Student, teacher differ on accounts of school lockdown

- By Susannah Bryan Staff writer sbryan@sunsentine­l.com, 954-356-4554 or visit our ‘Sun Sentinel: Hollywood’ page at SunSentine­l.com/facebookho­llywood

PARKLAND – A student locked outside a classroom during the Parkland shooting has taken to Twitter, calling his teacher a coward for not opening the door.

But the teacher, stunned by the public flogging on social media, says he was following protocol and did nothing wrong. He was surprised to learn weeks later that the student and his father were upset.

Their story provides a window into the confusion and chaos that enveloped Marjory Stoneman Douglas High that day, and the lingering anger some students have toward those they expected to protect them.

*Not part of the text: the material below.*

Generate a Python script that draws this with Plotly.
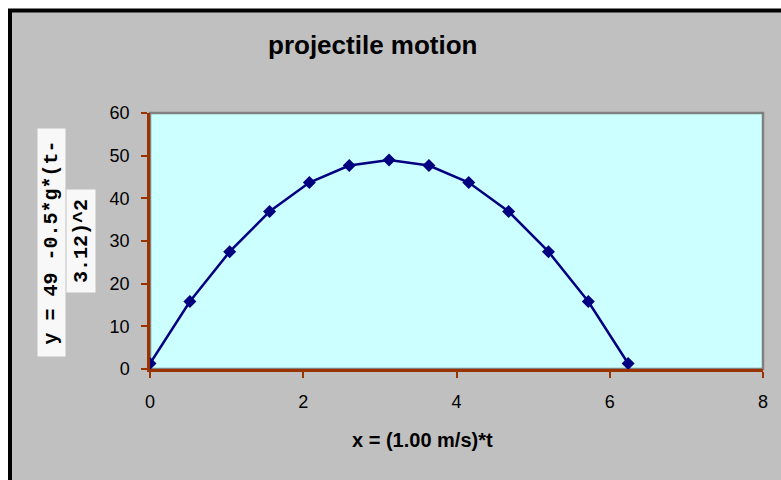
import plotly.graph_objects as go

# time samples (s) and height of the projectile
x_vals = [0.0, 0.52, 1.04, 1.56, 2.08, 2.60, 3.12, 3.64, 4.16, 4.68, 5.20, 5.72, 6.24]
y_vals = [1.3, 15.8, 27.5, 36.9, 43.7, 47.7, 49.0, 47.7, 43.7, 36.9, 27.5, 15.8, 1.3]

title_text = "projectile motion"
x_title = "x = (1.00 m/s)*t"
y_title_1 = "y = 49 -0.5*g*(t-"
y_title_2 = "3.12)^2"

W, H = 781, 480
L, R, T, B = 150, 18, 113, 111
pw, ph = W - L - R, H - T - B


def px(xp):
    return (xp - L) / pw


def py(yp):
    return (H - B - yp) / ph


NAVY = "#000080"
AXIS = "#993300"
BG = "#C0C0C0"
PLOT_BG = "#CCFFFF"

fig = go.Figure()
fig.add_trace(go.Scatter(
    x=x_vals, y=y_vals, mode="lines+markers",
    line=dict(color=NAVY, width=2.5),
    marker=dict(symbol="diamond", size=10, color=NAVY),
    hoverinfo="skip", showlegend=False,
))

shapes = [
    # chart area with black frame
    dict(type="rect", xref="paper", yref="paper",
         x0=px(10), x1=px(820), y0=py(520), y1=py(10.5),
         fillcolor=BG, line=dict(color="black", width=4), layer="below"),
    # plot area
    dict(type="rect", xref="paper", yref="paper",
         x0=0, x1=1, y0=0, y1=1,
         fillcolor=PLOT_BG, line=dict(color="#808080", width=2.5), layer="below"),
]

annotations = [
    dict(text="<b>" + title_text + "</b>", xref="paper", yref="paper",
         x=px(372), y=py(45), showarrow=False, xanchor="center", yanchor="middle",
         font=dict(family="Liberation Sans, Arial", size=26, color="black")),
    dict(text="<b>" + x_title + "</b>", xref="paper", yref="paper",
         x=px(422), y=py(440), showarrow=False, xanchor="center", yanchor="middle",
         font=dict(family="Liberation Sans, Arial", size=20, color="black")),
    dict(text="<b>" + y_title_1 + "</b>", xref="paper", yref="paper",
         x=px(51.5), y=py(242.5), showarrow=False, xanchor="center", yanchor="middle",
         textangle=-90, width=227, height=27, bgcolor="#F8F8F8", borderpad=0,
         font=dict(family="Liberation Mono, DejaVu Sans Mono", size=20, color="black")),
    dict(text="<b>" + y_title_2 + "</b>", xref="paper", yref="paper",
         x=px(81), y=py(241), showarrow=False, xanchor="center", yanchor="middle",
         textangle=-90, width=102, height=28, bgcolor="#F8F8F8", borderpad=0,
         font=dict(family="Liberation Mono, DejaVu Sans Mono", size=20, color="black")),
]

axis_font = dict(family="Liberation Sans, Arial", size=18, color="black")

fig.update_layout(
    width=W, height=H,
    margin=dict(l=L, r=R, t=T, b=B, pad=0),
    paper_bgcolor="white", plot_bgcolor=PLOT_BG,
    shapes=shapes, annotations=annotations,
    xaxis=dict(range=[0, 8], dtick=2, tick0=0, showgrid=False, zeroline=False,
               showline=True, linecolor=AXIS, linewidth=2.5,
               ticks="outside", ticklen=6, tickwidth=2, tickcolor=AXIS,
               ticklabelstandoff=9,
               tickfont=axis_font, fixedrange=True),
    yaxis=dict(range=[0, 60], dtick=10, tick0=0, showgrid=False, zeroline=False,
               showline=True, linecolor=AXIS, linewidth=2.5,
               ticks="outside", ticklen=6, tickwidth=2, tickcolor=AXIS,
               ticklabelstandoff=8,
               tickfont=axis_font, fixedrange=True),
)

fig.write_html("out.html", config=dict(displayModeBar=False))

Josh Gallagher says he and more than a dozen classmates were stuck in a hallway when Nikolas Cruz went on a shooting rampage at the Parkland school Feb. 14, killing 14 students and three faculty members.

Josh, a junior from Coral Springs, was so mad that he transferre­d out of the teacher’s class and unleashed his fury on Twitter.

In a post Feb. 28, Josh accused his teacher of leaving “75 percent of his students out in the hallway to be slaughtere­d.”

The teacher, Jim Gard, of Pompano Beach, says 13 students had lagged behind during a fire drill and wound up locked outside his classroom, but all found refuge elsewhere and survived the shooting.

“I looked back down the hall and no one was around — no one,” Gard said. “You have to close the door. That’s protocol. We have no choice.”

Josh told the South Florida Sun Sentinel he and his parents did not want to be interviewe­d. His father, a high-ranking officer at the Coral Springs Police Department, responded to the shooting that day.

“I’m not going to sensationa­lize this even like my teacher did,” Josh said in a Twitter message to the newspaper, referring to interviews Gard granted reporters after the shooting. “I want change to happen when it comes to protocol and the way this situation is handled. No child can feel the way I did.”

In his Twitter post, Josh said he and his fellow students found safe haven in another classroom “when a teacher I never seen before” let them in.

Gard says he was following protocol, which requires teachers to keep their doors locked during an active shooter drill or a true emergency. The veteran math teacher says his classroom is next to the freshman building where Cruz roamed the floors, taking aim at his former classmates.

Gard said only six students followed him back into the room that day when a fire drill turned into a Code Red emergency that many assumed was only a drill.

He and his students were huddled in the dark by his desk when they heard a loud banging on the door.

“I told the kids we can’t let anyone in,” he said. “We had no idea if it was a drill or not. By the time I walked over to the door, the banging had stopped. I didn’t hear any yelling. If there were 13 kids outside the door screaming and banging, I would have heard them.”

Ten minutes later, Gard said, he knew it was no drill.

“We hear the choppers overhead,” Gard said. “We get online and see all the news reports.”

That’s when they started texting the missing students to make sure they were safe, Gard said. And they were.

“Fast forward to Sunday, when the parents came back for an open house,” Gard said. “All of a sudden this kid comes over and starts screaming at me. Then his father started screaming at me. This is insane.”